SP (Vizianagaram) Deepika Patil says Srivas committed the crimes without leaving a trace. “All that we had was the face of a masked man captured on a CCTV camera,” she says.

The Bilaspur SP says Srivas spent a lot of time on YouTube and Google to understand the layout of the target locations. “Having broken different kinds of lockers at jewellery shops, Srivas was, of late, taking tutorials on how to unlock them with specialised tools,” he says.

Family’s disbelief

Anjani, Srivas’s second wife (his first died from pregnancy-related complications), doesn’t understand what drives her husband to keep committing big-ticket thefts. “He was earning ₹10,000 a month as a hairdresser. We also get some money by renting out a portion of the house. In the city where we live, this much is enough for us. I don’t know why he compulsively keeps committing crimes,” she says.

Six months after their wedding, he was arrested in a theft case in Kawardha and let off after 25 days, she says. “He promised me that he would never do it again, but when I got pregnant the next year, he committed another theft.”

“After that incident, even I would be called to the police station in connection with the investigations, and sometimes even tortured for the thefts he committed,” she adds.

Anjani says her pleas to her husband to give up crime for the sake of their newborn also fell on deaf ears.

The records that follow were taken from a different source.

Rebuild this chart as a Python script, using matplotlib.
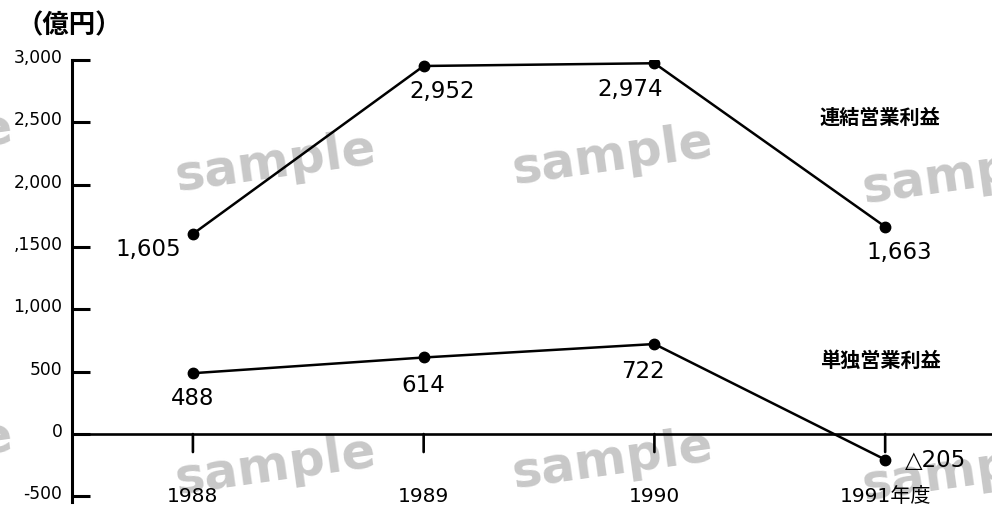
import numpy as np
import matplotlib
matplotlib.use('Agg')
import matplotlib.pyplot as plt
from matplotlib.transforms import ScaledTranslation

plt.rcParams['font.family'] = ['DejaVu Sans', 'Noto Sans CJK JP']

# -------- data --------
years = [1988, 1989, 1990, 1991]
year_labels = ['1988', '1989', '1990', '1991年度']
consolidated = [1605, 2952, 2974, 1663]
standalone = [488, 614, 722, -205]
cons_labels = ['1,605', '2,952', '2,974', '1,663']
stand_labels = ['488', '614', '722', '△205']
yticks = [-500, 0, 500, 1000, 1500, 2000, 2500, 3000]
ytick_labels = ['-500', '0', '500', '1,000', ',1500', '2,000', '2,500', '3,000']

W, H = 992, 506
PT = 0.72  # points per pixel at dpi 100

# -------- figure --------
fig = plt.figure(figsize=(W/100, H/100), dpi=100)
ax = fig.add_axes([72/W, 3/H, 1 - 72/W, (503-61)/H])
ax.set_zorder(1)
ax.patch.set_visible(False)
ax.set_xlim(1987.476, 1991.463)
ax.set_ylim(-545, 3000)

# watermarks (behind the chart)
wm = dict(color='#c8c8c8', fontsize=36, fontweight='bold', rotation=8,
          ha='center', va='center', zorder=0, family='DejaVu Sans')
for (x, y) in [(275, 163), (612, 156), (962, 175), (-88, 142),
               (275, 466), (612, 460), (962, 472), (-88, 450)]:
    fig.text(x/W, 1 - y/H, 'sample', **wm)

ax.plot(years, consolidated, color='black', lw=1.8, marker='o', ms=7.5, zorder=3)
ax.plot(years, standalone, color='black', lw=1.8, marker='o', ms=7.5, zorder=3)

# zero line and category ticks
ax.axhline(0, color='black', lw=1.9, zorder=2)
for x in years:
    ax.annotate('', (x, 0), xytext=(0, -18*PT), textcoords='offset points',
                arrowprops=dict(arrowstyle='-', lw=1.9, color='black',
                                shrinkA=0, shrinkB=0))

# spines / ticks
for s in ['top', 'right', 'bottom']:
    ax.spines[s].set_visible(False)
ax.spines['left'].set_linewidth(2.2)
ax.set_xticks([])
ax.set_yticks(yticks)
ax.set_yticklabels(ytick_labels, fontsize=12.3)
ax.tick_params(axis='y', direction='in', length=13, width=2.2, pad=7)
for lab in ax.get_yticklabels():
    lab.set_transform(lab.get_transform() + ScaledTranslation(0, 5/100, fig.dpi_scale_trans))

# data labels (offsets in pixels)
off_cons = [(-12, -15, 'right'), (18, -25, 'center'), (-24, -25, 'center'), (14, -25, 'center')]
for x, y, t, (dx, dy, ha) in zip(years, consolidated, cons_labels, off_cons):
    ax.annotate(t, (x, y), xytext=(dx*PT, dy*PT), textcoords='offset points',
                ha=ha, va='center', fontsize=16.5)
off_stand = [(0, -24, 'center'), (0, -27, 'center'), (-11, -26, 'center'), (20, 0, 'left')]
for x, y, t, (dx, dy, ha) in zip(years, standalone, stand_labels, off_stand):
    ax.annotate(t, (x, y), xytext=(dx*PT, dy*PT), textcoords='offset points',
                ha=ha, va='center', fontsize=16.5)

# category labels
for x, t in zip(years, year_labels):
    ax.annotate(t, (x, 0), xytext=(0, -61*PT), textcoords='offset points',
                ha='center', va='center', fontsize=14.5)

# series labels
fig.text(880/W, 1 - 117/H, '連結営業利益', ha='center', va='center',
         fontsize=14.5, fontweight='bold', family=['Noto Sans CJK JP', 'DejaVu Sans'])
fig.text(880/W, 1 - 360/H, '単独営業利益', ha='center', va='center',
         fontsize=14.5, fontweight='bold', family=['Noto Sans CJK JP', 'DejaVu Sans'])

# unit label
fig.text(16/W, 1 - 26/H, '（億円）', ha='left', va='center',
         fontsize=19, fontweight='bold', family=['Noto Sans CJK JP', 'DejaVu Sans'])

fig.savefig('out.png', dpi=100)
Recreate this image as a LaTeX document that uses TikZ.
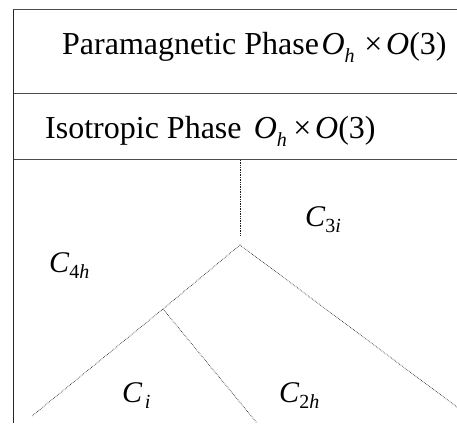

Kapil, too, cannot pinpoint a reason that pushed his son into the world of crime.

A senior Chhattisgarh Police officer says they had even offered Srivas monetary help to set up a hairdressing shop to stop him from committing burglaries.

Easy bail

Despite committing crimes repeatedly, Srivas has continued to secure bail in almost all States quickly. “The Andhra Pradesh police tried their best to oppose his bail petition. We placed all our clues together. However, it is for the court to decide. Had he not been given bail, the situation would have been different, and he would have stopped after his first burglary,” says the Vizianagaram SP.

According to an officer in the Bilaspur police, after every burglary, Srivas would keep aside a portion of the loot to pay for his lawyers in order to ensure that he secured early release.

Anjani says in their most recent conversation after his arrest in the Bhogal heist case, her husband assured her that he would be back “in two years at the maximum”.